-- START --

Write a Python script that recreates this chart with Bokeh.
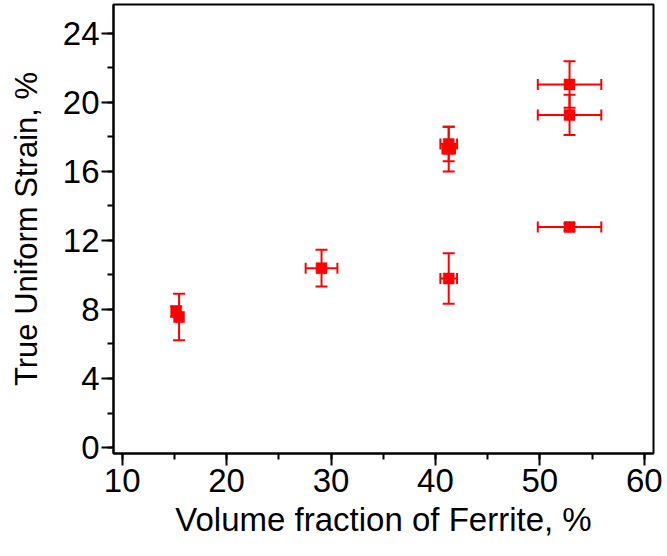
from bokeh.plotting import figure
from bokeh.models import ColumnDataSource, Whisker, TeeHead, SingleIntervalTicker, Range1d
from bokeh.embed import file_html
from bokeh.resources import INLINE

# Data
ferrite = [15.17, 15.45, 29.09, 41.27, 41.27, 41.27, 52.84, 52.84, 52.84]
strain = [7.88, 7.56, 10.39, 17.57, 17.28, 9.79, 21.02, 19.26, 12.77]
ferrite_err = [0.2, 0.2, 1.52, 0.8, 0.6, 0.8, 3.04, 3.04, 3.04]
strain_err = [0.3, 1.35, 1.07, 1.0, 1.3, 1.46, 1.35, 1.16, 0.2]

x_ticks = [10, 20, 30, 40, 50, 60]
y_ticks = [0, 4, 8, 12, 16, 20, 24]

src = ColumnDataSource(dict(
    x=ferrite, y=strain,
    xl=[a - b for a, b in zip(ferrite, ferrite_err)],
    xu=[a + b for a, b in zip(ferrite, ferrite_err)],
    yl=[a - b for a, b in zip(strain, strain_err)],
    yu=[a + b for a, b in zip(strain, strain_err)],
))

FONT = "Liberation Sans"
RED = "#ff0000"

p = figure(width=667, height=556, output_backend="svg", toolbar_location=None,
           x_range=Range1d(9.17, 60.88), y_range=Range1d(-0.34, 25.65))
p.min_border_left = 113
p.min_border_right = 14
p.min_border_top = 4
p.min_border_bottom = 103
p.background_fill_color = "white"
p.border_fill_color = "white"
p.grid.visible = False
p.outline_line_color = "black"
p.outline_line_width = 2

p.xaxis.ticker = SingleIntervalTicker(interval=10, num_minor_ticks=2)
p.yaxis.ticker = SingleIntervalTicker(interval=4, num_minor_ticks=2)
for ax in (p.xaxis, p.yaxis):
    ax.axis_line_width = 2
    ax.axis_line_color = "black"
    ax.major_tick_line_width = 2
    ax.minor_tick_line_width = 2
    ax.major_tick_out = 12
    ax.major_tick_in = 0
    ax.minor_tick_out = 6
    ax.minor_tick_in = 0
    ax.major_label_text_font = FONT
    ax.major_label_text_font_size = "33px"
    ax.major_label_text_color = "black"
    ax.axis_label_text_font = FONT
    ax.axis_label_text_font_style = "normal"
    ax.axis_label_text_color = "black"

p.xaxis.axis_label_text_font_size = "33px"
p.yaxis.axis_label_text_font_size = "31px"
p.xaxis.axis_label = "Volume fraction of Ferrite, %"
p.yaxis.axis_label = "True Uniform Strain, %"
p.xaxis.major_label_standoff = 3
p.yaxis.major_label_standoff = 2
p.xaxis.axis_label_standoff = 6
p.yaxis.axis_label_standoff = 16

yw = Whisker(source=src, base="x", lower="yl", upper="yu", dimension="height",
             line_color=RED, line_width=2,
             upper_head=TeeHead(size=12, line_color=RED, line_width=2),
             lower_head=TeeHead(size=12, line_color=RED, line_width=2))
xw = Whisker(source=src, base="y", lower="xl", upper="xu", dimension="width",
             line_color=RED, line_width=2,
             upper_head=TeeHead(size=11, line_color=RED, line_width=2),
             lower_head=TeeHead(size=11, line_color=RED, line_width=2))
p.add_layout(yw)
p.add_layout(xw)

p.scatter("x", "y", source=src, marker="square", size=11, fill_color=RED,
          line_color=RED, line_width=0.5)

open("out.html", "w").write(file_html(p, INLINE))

-- END --

> WHAT NEEDS TO BE DONE
From the listing, extract all text exactly as given and drop any picture.

> ANSWER
Write a Python script that recreates this chart with Bokeh.
from bokeh.plotting import figure
from bokeh.models import ColumnDataSource, Whisker, TeeHead, SingleIntervalTicker, Range1d
from bokeh.embed import file_html
from bokeh.resources import INLINE

# Data
ferrite = [15.17, 15.45, 29.09, 41.27, 41.27, 41.27, 52.84, 52.84, 52.84]
strain = [7.88, 7.56, 10.39, 17.57, 17.28, 9.79, 21.02, 19.26, 12.77]
ferrite_err = [0.2, 0.2, 1.52, 0.8, 0.6, 0.8, 3.04, 3.04, 3.04]
strain_err = [0.3, 1.35, 1.07, 1.0, 1.3, 1.46, 1.35, 1.16, 0.2]

x_ticks = [10, 20, 30, 40, 50, 60]
y_ticks = [0, 4, 8, 12, 16, 20, 24]

src = ColumnDataSource(dict(
    x=ferrite, y=strain,
    xl=[a - b for a, b in zip(ferrite, ferrite_err)],
    xu=[a + b for a, b in zip(ferrite, ferrite_err)],
    yl=[a - b for a, b in zip(strain, strain_err)],
    yu=[a + b for a, b in zip(strain, strain_err)],
))

FONT = "Liberation Sans"
RED = "#ff0000"

p = figure(width=667, height=556, output_backend="svg", toolbar_location=None,
           x_range=Range1d(9.17, 60.88), y_range=Range1d(-0.34, 25.65))
p.min_border_left = 113
p.min_border_right = 14
p.min_border_top = 4
p.min_border_bottom = 103
p.background_fill_color = "white"
p.border_fill_color = "white"
p.grid.visible = False
p.outline_line_color = "black"
p.outline_line_width = 2

p.xaxis.ticker = SingleIntervalTicker(interval=10, num_minor_ticks=2)
p.yaxis.ticker = SingleIntervalTicker(interval=4, num_minor_ticks=2)
for ax in (p.xaxis, p.yaxis):
    ax.axis_line_width = 2
    ax.axis_line_color = "black"
    ax.major_tick_line_width = 2
    ax.minor_tick_line_width = 2
    ax.major_tick_out = 12
    ax.major_tick_in = 0
    ax.minor_tick_out = 6
    ax.minor_tick_in = 0
    ax.major_label_text_font = FONT
    ax.major_label_text_font_size = "33px"
    ax.major_label_text_color = "black"
    ax.axis_label_text_font = FONT
    ax.axis_label_text_font_style = "normal"
    ax.axis_label_text_color = "black"

p.xaxis.axis_label_text_font_size = "33px"
p.yaxis.axis_label_text_font_size = "31px"
p.xaxis.axis_label = "Volume fraction of Ferrite, %"
p.yaxis.axis_label = "True Uniform Strain, %"
p.xaxis.major_label_standoff = 3
p.yaxis.major_label_standoff = 2
p.xaxis.axis_label_standoff = 6
p.yaxis.axis_label_standoff = 16

yw = Whisker(source=src, base="x", lower="yl", upper="yu", dimension="height",
             line_color=RED, line_width=2,
             upper_head=TeeHead(size=12, line_color=RED, line_width=2),
             lower_head=TeeHead(size=12, line_color=RED, line_width=2))
xw = Whisker(source=src, base="y", lower="xl", upper="xu", dimension="width",
             line_color=RED, line_width=2,
             upper_head=TeeHead(size=11, line_color=RED, line_width=2),
             lower_head=TeeHead(size=11, line_color=RED, line_width=2))
p.add_layout(yw)
p.add_layout(xw)

p.scatter("x", "y", source=src, marker="square", size=11, fill_color=RED,
          line_color=RED, line_width=0.5)

open("out.html", "w").write(file_html(p, INLINE))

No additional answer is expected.